I would guess the “new type of buyer” includes people with second homes, and possibly more commuters.
I no longer live near there and would be interested to know what this new development is.
This will probably attract some comment. Insightful piece on state tax distribution.
Would be interesting to see how this compares to other states.
I would be interested in that comparison too.
10th and just one spot worse than California. Hard to believe. The link was in another thread, let me try to find it.
I've run into a County Assessor who is out of control. Refusing to do their job and just sticking it to the rich folk who buy homes near a lake. Not much the home owners can do. There is a state appeal but I have no idea how difficult or successful that process could be.

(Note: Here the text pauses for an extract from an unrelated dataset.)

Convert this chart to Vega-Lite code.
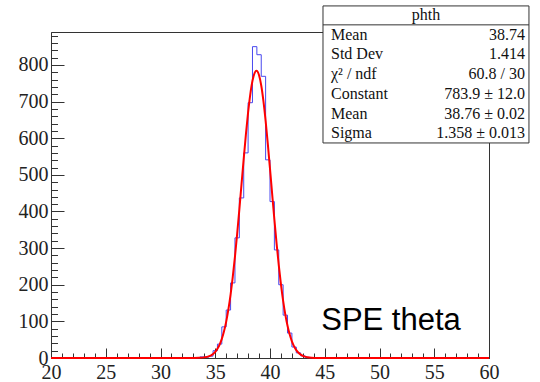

However, there is a bill that appears to have gone through both the House and the Senate. The Very important part of this bill is requiring a 2/3 vote as that is difficult to get.
I don't believe you. This thing had to increase at least 10%. That's a mansion in Ottumwa.
That House and Senate bill is a terrible idea and does absolutely nothing to lower property taxes. It just sets up City's and County's to fail in the future. But I wouldn't expect anything else from our GOP controlled government.
Pity those poor folks whose increased property taxes on their second homes will be offset multiple times over by their income tax reductions at both the federal and state levels.